使用 Python 库，下载维基百科的 “ open source ” 页面，将得到的文本以图形化的树状结构展现出来。

命名实体识别

无论口语还是书面语都包含着重要数据。文本处理的主要目标之一，就是提取出关键数据。几乎所有应用场景所需要提取关键数据，比如航空公司的订票机器人或者问答机器人。 NLTK 为此提供了一个命名实体识别named entity recognition的功能。

这里有一个代码示例：

sentence = 'Peterson first suggested the name "open source" at Palo Alto, California'

验证这个句子里的人名name和地名place有没有被识别出来。照例先预处理：

import nltk

words = nltk.word_tokenize(sentence)
pos_tagged = nltk.pos_tag(words)

运行命名实体标注器named-entity tagger：

ne_tagged = nltk.ne_chunk(pos_tagged)
print("NE tagged text:")
print(ne_tagged)
print()

NE tagged text:
(S
  (PERSON Peterson/NNP)
  first/RB
  suggested/VBD
  the/DT
  name/NN
  ``/``
  open/JJ
  source/NN
  ''/''
  at/IN
  (FACILITY Palo/NNP Alto/NNP)
  ,/,
  (GPE California/NNP))

上面的结果里，命名实体被识别出来并做了标注；只提取这个树tree里的命名实体：

print("Recognized named entities:")
for ne in ne_tagged:
    if hasattr(ne, "label"):
        print(ne.label(), ne[0:])

Recognized named entities:
PERSON [('Peterson', 'NNP')]
FACILITY [('Palo', 'NNP'), ('Alto', 'NNP')]
GPE [('California', 'NNP')]

图形化地显示：

ne_tagged.draw()

NLTK Treebank tree

NLTK 内置的命名实体标注器named-entity tagger，使用的是宾州法尼亚大学的 Automatic Content Extraction （ACE）程序。该标注器能够识别组织机构ORGANIZATION、人名PERSON、地名LOCATION、设施FACILITY和地缘政治实体geopolitical entity等常见实体entites。

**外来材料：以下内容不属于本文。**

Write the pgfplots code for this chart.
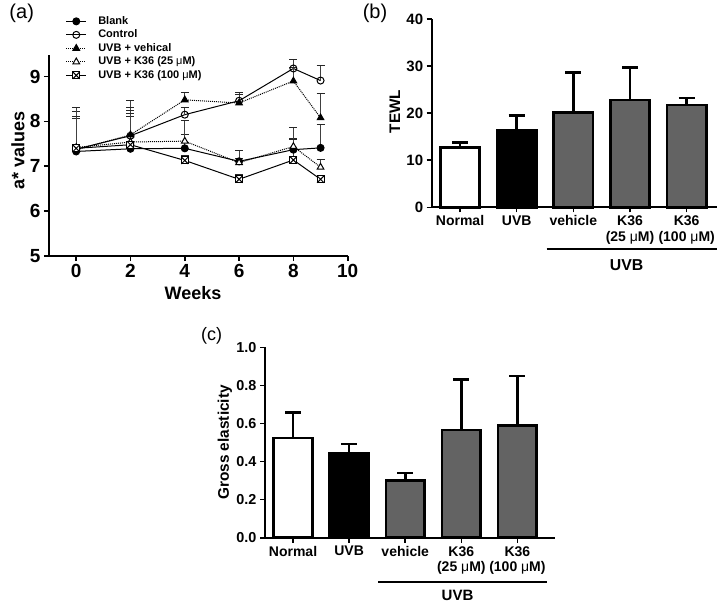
\documentclass[border=0pt]{standalone}
\usepackage{fontspec}
\setmainfont{Liberation Sans}
\usepackage{pgfplots}
\pgfplotsset{compat=1.18}

% square with a cross, GraphPad style
\pgfdeclareplotmark{boxx}{%
  \pgfpathrectangle{\pgfpoint{-\pgfplotmarksize}{-\pgfplotmarksize}}{\pgfpoint{2\pgfplotmarksize}{2\pgfplotmarksize}}%
  \pgfusepathqfillstroke
  \pgfpathmoveto{\pgfpoint{-\pgfplotmarksize}{-\pgfplotmarksize}}%
  \pgfpathlineto{\pgfpoint{\pgfplotmarksize}{\pgfplotmarksize}}%
  \pgfpathmoveto{\pgfpoint{-\pgfplotmarksize}{\pgfplotmarksize}}%
  \pgfpathlineto{\pgfpoint{\pgfplotmarksize}{-\pgfplotmarksize}}%
  \pgfusepathqstroke}

\pgfplotsset{
  gp/.style={
    scale only axis, clip=false,
    axis lines*=left,
    axis line style={line width=2pt,-},
    tick align=outside, major tick length=5pt,
    tick style={line width=1.6pt,black},
    /pgf/number format/assume math mode=true,
  },
  lineerr/.style={error bars/.cd, y dir=plus, y explicit, error mark=|,
    error bar style={line width=1pt,solid,black!75},
    error mark options={line width=1pt,solid,black!85,mark size=4pt}},
  barerr/.style={error bars/.cd, y dir=plus, y explicit, error mark=|,
    error bar style={line width=2.7pt,black},
    error mark options={line width=2.7pt,black,mark size=8pt}},
  gpbar/.style={ybar, bar width=0.69, draw=black, line width=2.7pt, fill=#1},
}

\begin{document}
\begin{tikzpicture}
\useasboundingbox (0,0) rectangle (720pt,-604pt);

\node[font=\fontsize{20}{20}\selectfont] at (21.7pt,-13.3pt) {(a)};
\node[font=\fontsize{20}{20}\selectfont] at (375pt,-13.3pt) {(b)};
\node[font=\fontsize{18}{18}\selectfont] at (211.7pt,-335.8pt) {(c)};

% ---- (a) a* values over time
\begin{axis}[gp,
  at={(49pt,-256pt)}, anchor=south west,
  width=298.7pt, height=201pt,
  xmin=-1, xmax=10, ymin=5, ymax=9.48,
  xtick={0,2,...,10}, ytick={5,6,...,9},
  tick label style={font=\bfseries\fontsize{19}{19}\selectfont},
  xlabel={Weeks}, ylabel={a* values},
  label style={font=\bfseries\fontsize{18}{18}\selectfont},
  xlabel style={at={(axis description cs:0.482,-0.184)}, anchor=center},
  ylabel style={at={(axis description cs:-0.104,0.523)}, anchor=center, rotate=0},
  legend style={at={(axis description cs:0.0555,1.202)}, anchor=north west,
    draw=none, fill=none, inner sep=0pt, row sep=0pt, column sep=10pt,
    font=\bfseries\fontsize{11}{11}\selectfont,
    nodes={inner sep=1.5pt, text height=8pt, text depth=2.5pt}},
  legend cell align=left,
  legend image code/.code={\draw[#1, mark repeat=2, mark phase=2] plot coordinates {(0pt,0pt) (10pt,0pt) (20pt,0pt)};},
]
\addplot[black, line width=1pt, mark=*, mark size=3.5pt, lineerr] coordinates {
  (0,7.33) +- (0,0.90) (2,7.39) +- (0,0.72) (4,7.40) +- (0,0.30)
  (6,7.11) +- (0,0.25) (8,7.37) +- (0,0.25) (9,7.41) +- (0,0.53)};
\addplot[black, line width=1pt, mark=o, mark size=3.5pt, mark options={fill=white}, lineerr] coordinates {
  (0,7.38) +- (0,0.94) (2,7.68) +- (0,0.79) (4,8.15) +- (0,0.17)
  (6,8.46) +- (0,0.19) (8,9.18) +- (0,0.21) (9,8.91) +- (0,0.33)};
\addplot[black, line width=1pt, densely dotted, mark=triangle*, mark size=3.8pt, mark options={solid}, lineerr] coordinates {
  (0,7.37) +- (0,0.75) (2,7.70) +- (0,0.60) (4,8.48) +- (0,0.17)
  (6,8.41) +- (0,0.18) (8,8.90) +- (0,0.30) (9,8.08) +- (0,0.55)};
\addplot[black, line width=1pt, densely dotted, mark=triangle*, mark size=3.8pt, mark options={solid,fill=white}, lineerr] coordinates {
  (0,7.42) +- (0,0.65) (2,7.54) +- (0,0.70) (4,7.56) +- (0,0.46)
  (6,7.08) +- (0,0.10) (8,7.44) +- (0,0.43) (9,6.98) +- (0,0.18)};
\addplot[black, line width=1pt, mark=boxx, mark size=3.5pt, mark options={fill=white}, lineerr] coordinates {
  (0,7.40) +- (0,0.70) (2,7.48) +- (0,0.70) (4,7.13) +- (0,0.12)
  (6,6.71) +- (0,0.10) (8,7.14) +- (0,0.45) (9,6.71) +- (0,0.08)};
\legend{Blank,Control,UVB + vehical,UVB + K36 (25 {\mdseries μ}M),UVB + K36 (100 {\mdseries μ}M)}
\end{axis}

% ---- (b) TEWL
\begin{axis}[gp,
  at={(431.7pt,-207.3pt)}, anchor=south west,
  width=285pt, height=188.3pt,
  xmin=-0.5, xmax=4.53, ymin=0, ymax=40,
  xtick={0,...,4}, ytick={0,10,...,40},
  xticklabels={Normal,UVB,vehicle,{K36\\(25 {\mdseries μ}M)},{K36\\(100 {\mdseries μ}M)}},
  xticklabel style={align=center, font=\bfseries\fontsize{14}{15.6}\selectfont},
  yticklabel style={font=\bfseries\fontsize{15}{15}\selectfont},
  ylabel={TEWL},
  ylabel style={font=\bfseries\fontsize{15.3}{15.3}\selectfont, at={(axis description cs:-0.129,0.508)}, anchor=center},
]
\addplot[gpbar=white, barerr] coordinates {(0,12.7) +- (0,1.1)};
\addplot[gpbar=black, barerr] coordinates {(1,16.3) +- (0,3.2)};
\addplot[gpbar=black!61, barerr] coordinates {(2,20.2) +- (0,8.5)};
\addplot[gpbar=black!61, barerr] coordinates {(3,22.8) +- (0,6.9)};
\addplot[gpbar=black!61, barerr] coordinates {(4,21.7) +- (0,1.5)};
\draw[line width=2pt] (axis description cs:0.4035,-0.223) -- (axis description cs:1.0,-0.223);
\node[font=\bfseries\fontsize{15.8}{15.8}\selectfont, anchor=center] at (axis description cs:0.684,-0.306) {UVB};
\end{axis}

% ---- (c) gross elasticity
\begin{axis}[gp,
  at={(265pt,-537.7pt)}, anchor=south west,
  width=290pt, height=190.4pt,
  xmin=-0.5, xmax=4.67, ymin=0, ymax=1,
  xtick={0,...,4}, ytick={0,0.2,...,1.0},
  yticklabel style={/pgf/number format/fixed, /pgf/number format/fixed zerofill,
    /pgf/number format/precision=1, font=\bfseries\fontsize{14.4}{14.4}\selectfont},
  xticklabels={Normal,UVB,vehicle,{K36\\(25 {\mdseries μ}M)},{K36\\(100 {\mdseries μ}M)}},
  xticklabel style={align=center, font=\bfseries\fontsize{14}{15.6}\selectfont},
  ylabel={Gross elasticity},
  ylabel style={font=\bfseries\fontsize{15.4}{15.4}\selectfont, at={(axis description cs:-0.138,0.5)}, anchor=center},
]
\addplot[gpbar=white, barerr] coordinates {(0,0.523) +- (0,0.134)};
\addplot[gpbar=black, barerr] coordinates {(1,0.445) +- (0,0.047)};
\addplot[gpbar=black!61, barerr] coordinates {(2,0.300) +- (0,0.040)};
\addplot[gpbar=black!61, barerr] coordinates {(3,0.566) +- (0,0.264)};
\addplot[gpbar=black!61, barerr] coordinates {(4,0.590) +- (0,0.260)};
\draw[line width=2pt] (axis description cs:0.391,-0.234) -- (axis description cs:0.971,-0.234);
\node[font=\bfseries\fontsize{15}{15}\selectfont, anchor=center] at (axis description cs:0.664,-0.301) {UVB};
\end{axis}
\end{tikzpicture}
\end{document}
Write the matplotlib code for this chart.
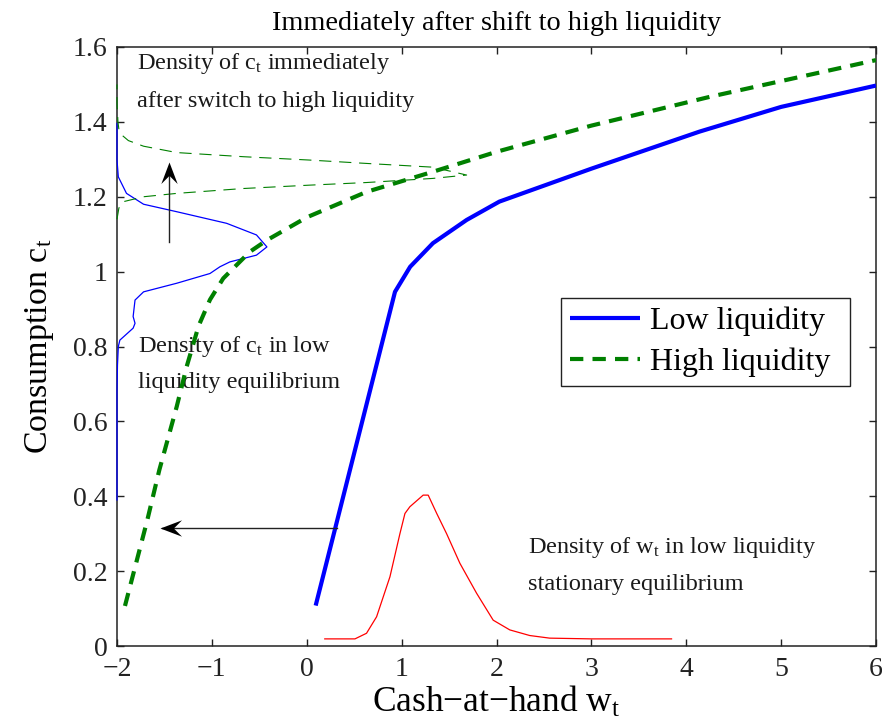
import numpy as np
import matplotlib
matplotlib.use('Agg')
import matplotlib.pyplot as plt
from matplotlib.path import Path

plt.rcParams['font.family'] = ['Liberation Serif', 'DejaVu Serif']
plt.rcParams['mathtext.fontset'] = 'custom'
plt.rcParams['mathtext.rm'] = 'Liberation Serif'
plt.rcParams['mathtext.it'] = 'Liberation Serif:italic'
plt.rcParams['mathtext.default'] = 'regular'

# ---------------- data ----------------
low_w = [0.094, 0.93, 1.09, 1.33, 1.685, 2.03, 3.0, 4.14, 5.0, 6.0]
low_c = [0.108, 0.946, 1.013, 1.076, 1.138, 1.187, 1.275, 1.374, 1.44, 1.497]

high_w = [-1.916, -1.68, -1.554, -1.371, -1.266, -1.14, -1.02, -0.88, -0.60, -0.42,
          0.0, 0.63, 1.333, 2.0, 3.0, 4.25, 6.0]
high_c = [0.107, 0.337, 0.47, 0.639, 0.746, 0.855, 0.925, 0.982, 1.053, 1.084,
          1.145, 1.213, 1.267, 1.32, 1.39, 1.467, 1.565]

# density of c_t in low liquidity equilibrium (drawn sideways from left axis)
dens_low_c = [0.39, 0.5, 0.6, 0.68, 0.75, 0.80, 0.817, 0.849, 0.862, 0.88, 0.924,
              0.946, 0.969, 0.995, 1.013, 1.026, 1.044, 1.066, 1.098, 1.129, 1.16,
              1.18, 1.209, 1.253, 1.298, 1.35, 1.396]
dens_low_f = [0, 0, 0, 0, 0.005, 0.014, 0.03, 0.17, 0.19, 0.17, 0.19,
              0.28, 0.63, 0.98, 1.085, 1.19, 1.47, 1.58, 1.47, 1.156, 0.63,
              0.28, 0.10, 0.014, 0, 0, 0]

# density of c_t immediately after switch to high liquidity
dens_high_c = [1.14, 1.17, 1.187, 1.20, 1.209, 1.222, 1.231, 1.238, 1.249, 1.258,
               1.279, 1.289, 1.298, 1.307, 1.318, 1.335, 1.35, 1.365, 1.38, 1.40, 1.45, 1.5]
dens_high_f = [0.0, 0.02, 0.07, 0.28, 0.63, 1.33, 2.03, 2.63, 3.33, 3.685,
               3.33, 2.63, 2.03, 1.33, 0.63, 0.28, 0.12, 0.05, 0.02, 0.01, 0.0, 0.0]

# density of w_t in low liquidity stationary equilibrium
dens_w = [0.19, 0.508, 0.63, 0.736, 0.877, 0.982, 1.035, 1.087, 1.227, 1.28, 1.37,
          1.474, 1.614, 1.79, 1.965, 2.14, 2.35, 2.56, 3.0, 3.845]
dens_w_f = [0.019, 0.019, 0.034, 0.078, 0.185, 0.30, 0.354, 0.372, 0.403, 0.403, 0.354,
            0.30, 0.221, 0.141, 0.069, 0.043, 0.028, 0.021, 0.019, 0.019]

xticks = [-2, -1, 0, 1, 2, 3, 4, 5, 6]
yticks = [0, 0.2, 0.4, 0.6, 0.8, 1.0, 1.2, 1.4, 1.6]
xtick_labels = ['\u22122', '\u22121', '0', '1', '2', '3', '4', '5', '6']
ytick_labels = ['0', '0.2', '0.4', '0.6', '0.8', '1', '1.2', '1.4', '1.6']

XMIN, XMAX, YMIN, YMAX = -2, 6, 0, 1.6

# ---------------- figure ----------------
fig = plt.figure(figsize=(8.82, 7.25), dpi=100)
ax = fig.add_axes([117/882, 79/725, 759/882, 599/725])

green = '#008000'
ax.plot(low_w, low_c, color='#0000ff', lw=3.0, solid_capstyle='butt', label='Low liquidity', zorder=4)
ax.plot(high_w, high_c, color=green, lw=3.0, dashes=(3.2, 2.2), label='High liquidity', zorder=4)

ax.plot(XMIN + np.array(dens_low_f), dens_low_c, color='#0000ff', lw=0.9, clip_on=False, zorder=3)
ax.plot(XMIN + np.array(dens_high_f), dens_high_c, color=green, lw=0.8,
        dashes=(11, 7), clip_on=False, zorder=3)
ax.plot(dens_w, dens_w_f, color='#ff0000', lw=0.9, zorder=3)

# arrows
head_left = Path([(0, 0), (1, 0.38), (0.62, 0), (1, -0.38), (0, 0)],
                 [Path.MOVETO, Path.LINETO, Path.LINETO, Path.LINETO, Path.CLOSEPOLY])
head_up = Path([(0, 0), (0.38, -1), (0, -0.62), (-0.38, -1), (0, 0)],
               [Path.MOVETO, Path.LINETO, Path.LINETO, Path.LINETO, Path.CLOSEPOLY])
arr_col = '#222222'
ax.plot([0.315, -1.53], [0.314, 0.314], color=arr_col, lw=1.0, zorder=5)
ax.plot([-1.547], [0.314], marker=head_left, ms=31, color='k', mew=0, zorder=6)
ax.plot([-1.45, -1.45], [1.08, 1.28], color=arr_col, lw=1.0, zorder=5)
ax.plot([-1.45], [1.294], marker=head_up, ms=31, color='k', mew=0, zorder=6)

# annotations
tfs = 17.5
tc = '#1a1a1a'
ax.text(-1.789, 1.540, 'Density of c$_t$ immediately', fontsize=tfs, va='baseline', color=tc)
ax.text(-1.789, 1.439, 'after switch to high liquidity', fontsize=tfs, va='baseline', color=tc)
ax.text(-1.782, 0.786, 'Density of c$_t$ in low', fontsize=tfs, va='baseline', color=tc)
ax.text(-1.782, 0.688, 'liquidity equilibrium', fontsize=tfs, va='baseline', color=tc)
ax.text(2.334, 0.248, 'Density of w$_t$ in low liquidity', fontsize=tfs, va='baseline', color=tc)
ax.text(2.334, 0.150, 'stationary equilibrium', fontsize=tfs, va='baseline', color=tc)

ax.set_xlim(XMIN, XMAX)
ax.set_ylim(YMIN, YMAX)
ax.set_xticks(xticks)
ax.set_xticklabels(xtick_labels)
ax.set_yticks(yticks)
ax.set_yticklabels(ytick_labels)
ax.tick_params(direction='in', length=5, width=1, top=True, right=True,
               labelsize=20, colors='#222222')
ax.tick_params(axis='x', pad=8)
ax.tick_params(axis='y', pad=7)
for s in ax.spines.values():
    s.set_linewidth(1.1)
    s.set_color('#222222')

ax.set_title('Immediately after shift to high liquidity', fontsize=20.3, pad=12)
ax.set_xlabel('Cash\u2212at\u2212hand w$_t$', fontsize=25.5, labelpad=2)
ax.set_ylabel('Consumption c$_t$', fontsize=24.5, labelpad=12)

leg = ax.legend(loc='upper left', bbox_to_anchor=(0.585, 0.481, 0.381, 0.1), mode='expand',
                borderaxespad=0, fontsize=23, handlelength=2.2, handletextpad=0.3,
                labelspacing=0.37, fancybox=False, framealpha=1, edgecolor='#222222',
                borderpad=0.27)
leg.get_frame().set_linewidth(1.0)

fig.savefig('out.png', dpi=100)
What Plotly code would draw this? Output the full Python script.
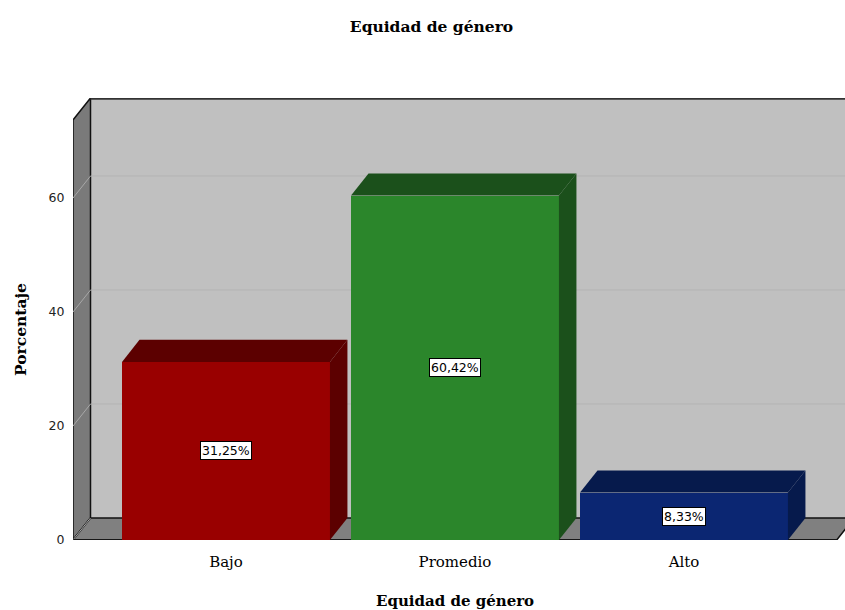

NLTK 也可以使用其他标注器tagger，比如 Stanford Named Entity Recognizer . 这个经过训练的标注器用 Java 写成，但 NLTK 提供了一个使用它的接口（详情请查看 nltk.parse.stanford 或 nltk.tag.stanford ）。

自主尝试

使用 Python 库，下载维基百科的 “ open source ” 页面，并识别出对开源open source有影响力的人的名字，以及他们为开源open source做贡献的时间和地点。

高级实践

如果你准备好了，尝试用这篇文章以及此前的文章介绍的知识构建一个超级结构superstructure。

使用 Python 库，下载维基百科的 “ Category: Computer science page ”，然后：

找出其中频率最高的单词unigrams、二元搭配bigrams和三元搭配trigrams，将它们作为一个关键词列表或者技术列表。相关领域的学生或者工程师需要了解这样一份列表里的内容。
图形化地显示这个领域里重要的人名、技术、日期和地点。这会是一份很棒的信息图。
构建一个搜索引擎。你的搜索引擎性能能够超过维基百科吗？